A beautiful time
This article first appeared in the winter 2012 issue of HOPE.
They left Indiana in a snowstorm. A day later, Sisters Kathleen Therese O’Connor (RIP), Monica Withem (RIP) (formerly Sister Patricia Ann) and Agnes Veronica Hester (RIP) arrived in a sunny city a hemisphere away. It was March 1963, and the three missionary Sisters of Providence had landed in Arequipa, Peru.
These first three adventurers were sent in response to a Papal call. In September 1960, Mother Rose Angela Horan (RIP) had learned that all United States religious congregations were asked by the Holy Father to take missions in Latin America beginning as soon as possible. The Vatican requested that by 1970 at least 10 percent of the U.S. religious personnel were to be engaged in this work.
Despite running an already busy Congregation, Mother Rose Angela began establishing Latin American connections, including a visit to Peru in December 1961. It was decided that the sisters would minister in Arequipa, a city in the Andes Mountains of southern Peru with Incan roots and a Spanish colonial past. The Sisters of Providence community buzzed with excitement.
Once they were selected, this first group of sisters set to work diligently learning the Spanish language, reading up on the country’s culture, getting vaccinations and visas in order, and developing a special gray habit to accommodate the dusty climate. After a special missionary blessing from then-Archbishop Paul Schulte, they were off.
Over the next 12 years, 12 sisters in total would minister at the all-boys Colegio de San José, running the elementary school and teaching the primary grades. They worked in collaboration with priests from the Chicago Province of the Society of Jesus (Jesuits), who had founded the Arequipa mission.
One of these sister-missionaries was Sister Florence Norton (formerly Sister Thomas Ann). As a child, Sister Florence was taught in Sisters of Providence schools and grew up reading vibrant stories in the SP missionary publication “The Bugle Call.” When, years later, Sister Florence herself landed to minister in a foreign land, she found herself surrounded by new animals (alpacas and vicuñas), a new climate (“It was sunny every day!”), and people with big hearts, big hugs, and nothing but love for their Hermana (Sister).
Sister Florence, who taught second grade in Arequipa from 1969 to 1975, was there during a dynamic time in both the Church and Latin America. Religious communities were restructuring and rediscovering themselves in the wake of the Second Vatican Council, which ended in 1965. Peru was in flux as well, with economic upheaval and surges of communist movements inspired by the Cuban Revolution. In 1968, a military coup led by General Juan Velasco Alvarado took over the country’s government. Internal political struggles and increasingly nationalistic policies continued for decades, including regulations on education that made running private schools exceedingly difficult.

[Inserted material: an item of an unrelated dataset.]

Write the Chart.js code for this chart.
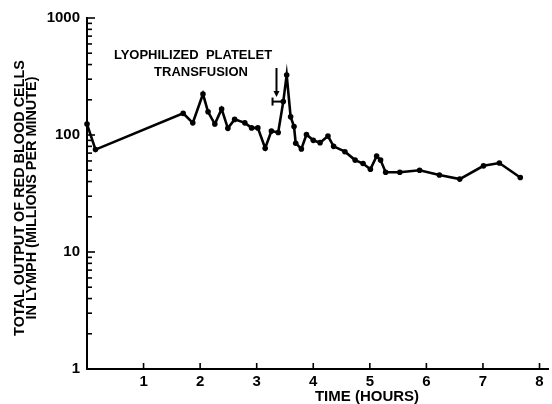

In the midst of this change, the Sisters of Providence began to evaluate their presence in Peru. After much discussion, painful decisions, and a spirit of doing “only that which we can do,” the sisters decided to withdraw from Arequipa after the 1975 school year. Sister Florence was in the last group of sisters to leave that December, along with Sisters Betty Smigla (formerly Sister Ann Martin) and Patty Fillenwarth (formerly Sister Joseph Monica). In the SP Newsletter of March 1976, these sisters reflected on their experience, saying, “Our whole feeling is this: Because we have been gifted with this experience in Peru (a gift is always something you appreciate and share), what can we do now with that gift, and where can we best use it for the needs of the Church right here and in our own Community?”
They didn’t know it at that time, but these sisters would go on to meet the needs of the Church splendidly. Many of the sisters who served in Peru went to Latin American-related ministries, from teaching English as a Second Language to assisting immigrants with paperwork to running Rite of Christian Initiation for Adults (RCIA) programs for Spanish-speaking candidates. Says Sister Florence, “It’s taking the missionary spirit and bringing it back to our own country.”
Though leaving Peru was bittersweet, the “end of a beautiful time,” the Sisters of Providence continue to be blessed by this gift they were given: growth earned from a decade of wonderful collaboration, a new skillset and language for the sisters to carry forward, and a spirit of simplicity and community from the people of Arequipa.